▶ [Your instructions]: Find and copy lines holding "matplotlib".

Start of Extracted information

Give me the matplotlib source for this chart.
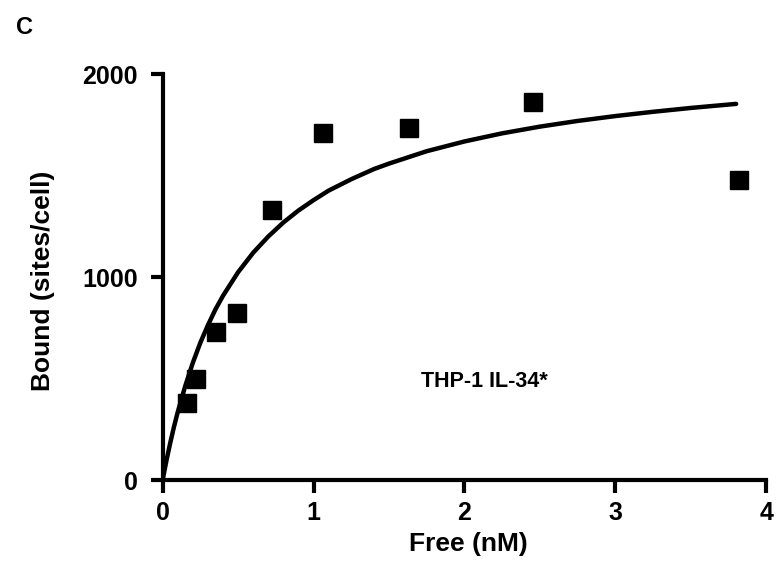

End of Extracted information
Start of Extracted information

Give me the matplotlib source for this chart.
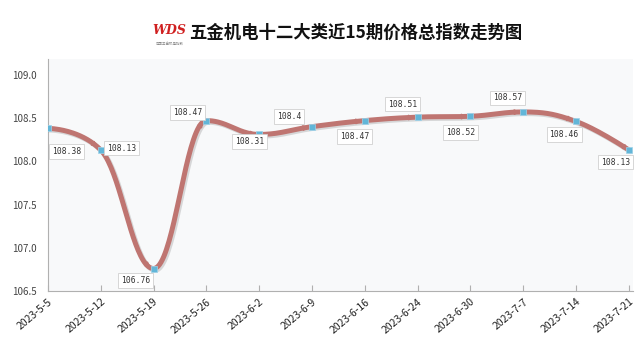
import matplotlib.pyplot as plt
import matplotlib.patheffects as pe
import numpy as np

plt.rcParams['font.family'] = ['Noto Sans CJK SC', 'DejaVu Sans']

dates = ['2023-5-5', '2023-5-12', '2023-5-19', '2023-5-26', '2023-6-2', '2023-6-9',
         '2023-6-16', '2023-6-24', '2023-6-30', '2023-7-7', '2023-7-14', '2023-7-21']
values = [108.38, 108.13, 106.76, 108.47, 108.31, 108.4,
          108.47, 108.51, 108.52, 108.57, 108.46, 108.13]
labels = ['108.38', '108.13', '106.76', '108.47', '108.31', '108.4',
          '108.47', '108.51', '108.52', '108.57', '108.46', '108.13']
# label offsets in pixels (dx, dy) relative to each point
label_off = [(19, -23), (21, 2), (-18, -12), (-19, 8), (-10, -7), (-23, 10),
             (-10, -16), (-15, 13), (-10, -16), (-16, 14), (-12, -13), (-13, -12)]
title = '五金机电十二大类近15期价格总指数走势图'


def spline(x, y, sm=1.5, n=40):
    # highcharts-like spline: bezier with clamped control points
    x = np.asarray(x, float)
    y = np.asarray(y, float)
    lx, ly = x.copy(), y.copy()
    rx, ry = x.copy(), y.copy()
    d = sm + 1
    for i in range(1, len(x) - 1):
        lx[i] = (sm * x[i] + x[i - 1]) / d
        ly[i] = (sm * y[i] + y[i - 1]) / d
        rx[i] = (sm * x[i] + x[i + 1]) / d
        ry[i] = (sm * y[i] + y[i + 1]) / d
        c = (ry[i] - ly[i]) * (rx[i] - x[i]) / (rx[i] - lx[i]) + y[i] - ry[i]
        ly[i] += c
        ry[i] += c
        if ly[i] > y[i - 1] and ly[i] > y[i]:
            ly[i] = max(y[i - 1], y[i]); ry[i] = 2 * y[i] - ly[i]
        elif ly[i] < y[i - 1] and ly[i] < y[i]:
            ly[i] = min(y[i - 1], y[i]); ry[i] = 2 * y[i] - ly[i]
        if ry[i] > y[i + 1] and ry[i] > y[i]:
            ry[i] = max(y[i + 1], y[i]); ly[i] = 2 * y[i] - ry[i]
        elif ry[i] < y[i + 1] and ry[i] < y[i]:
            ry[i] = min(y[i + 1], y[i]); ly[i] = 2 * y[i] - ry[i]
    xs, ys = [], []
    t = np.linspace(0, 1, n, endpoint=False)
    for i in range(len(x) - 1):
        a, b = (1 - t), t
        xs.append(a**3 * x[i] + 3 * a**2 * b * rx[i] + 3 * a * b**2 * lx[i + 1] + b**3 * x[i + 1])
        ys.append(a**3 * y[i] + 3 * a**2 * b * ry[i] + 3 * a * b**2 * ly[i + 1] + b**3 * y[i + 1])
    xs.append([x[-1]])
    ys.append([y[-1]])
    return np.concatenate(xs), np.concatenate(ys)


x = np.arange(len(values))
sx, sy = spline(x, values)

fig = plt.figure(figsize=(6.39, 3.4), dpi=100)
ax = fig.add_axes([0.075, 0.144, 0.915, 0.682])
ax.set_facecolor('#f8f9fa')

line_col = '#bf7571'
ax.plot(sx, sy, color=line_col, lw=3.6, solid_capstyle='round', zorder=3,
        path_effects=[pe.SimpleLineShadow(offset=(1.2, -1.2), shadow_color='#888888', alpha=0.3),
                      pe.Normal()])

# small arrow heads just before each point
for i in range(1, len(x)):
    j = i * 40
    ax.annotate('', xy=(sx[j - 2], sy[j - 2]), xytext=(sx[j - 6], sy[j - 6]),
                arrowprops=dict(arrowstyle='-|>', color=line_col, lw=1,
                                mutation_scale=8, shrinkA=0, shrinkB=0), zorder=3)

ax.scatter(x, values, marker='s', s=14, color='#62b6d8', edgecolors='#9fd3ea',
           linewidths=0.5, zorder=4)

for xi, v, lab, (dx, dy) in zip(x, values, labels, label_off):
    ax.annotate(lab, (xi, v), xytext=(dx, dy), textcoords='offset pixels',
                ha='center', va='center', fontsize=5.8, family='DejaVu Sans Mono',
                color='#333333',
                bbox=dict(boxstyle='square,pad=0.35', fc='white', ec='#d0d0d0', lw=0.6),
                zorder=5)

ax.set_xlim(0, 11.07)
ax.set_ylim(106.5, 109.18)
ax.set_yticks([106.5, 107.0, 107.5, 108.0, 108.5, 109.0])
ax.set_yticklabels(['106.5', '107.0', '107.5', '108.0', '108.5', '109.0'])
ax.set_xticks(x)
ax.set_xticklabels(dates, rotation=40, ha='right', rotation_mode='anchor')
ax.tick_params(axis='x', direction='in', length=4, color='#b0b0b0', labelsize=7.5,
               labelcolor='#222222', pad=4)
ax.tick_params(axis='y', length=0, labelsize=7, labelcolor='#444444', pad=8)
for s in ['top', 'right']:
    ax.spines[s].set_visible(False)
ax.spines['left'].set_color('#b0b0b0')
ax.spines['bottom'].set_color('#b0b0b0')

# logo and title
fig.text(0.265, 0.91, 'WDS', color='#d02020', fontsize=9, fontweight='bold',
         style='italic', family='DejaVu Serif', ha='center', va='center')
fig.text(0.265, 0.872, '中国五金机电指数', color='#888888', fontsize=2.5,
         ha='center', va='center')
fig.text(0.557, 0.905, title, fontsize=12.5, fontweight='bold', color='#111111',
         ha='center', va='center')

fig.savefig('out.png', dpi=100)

End of Extracted information

▶ [Exercise result]:
Give me the matplotlib source for this chart.
Give me the matplotlib source for this chart.
import matplotlib.pyplot as plt
import matplotlib.patheffects as pe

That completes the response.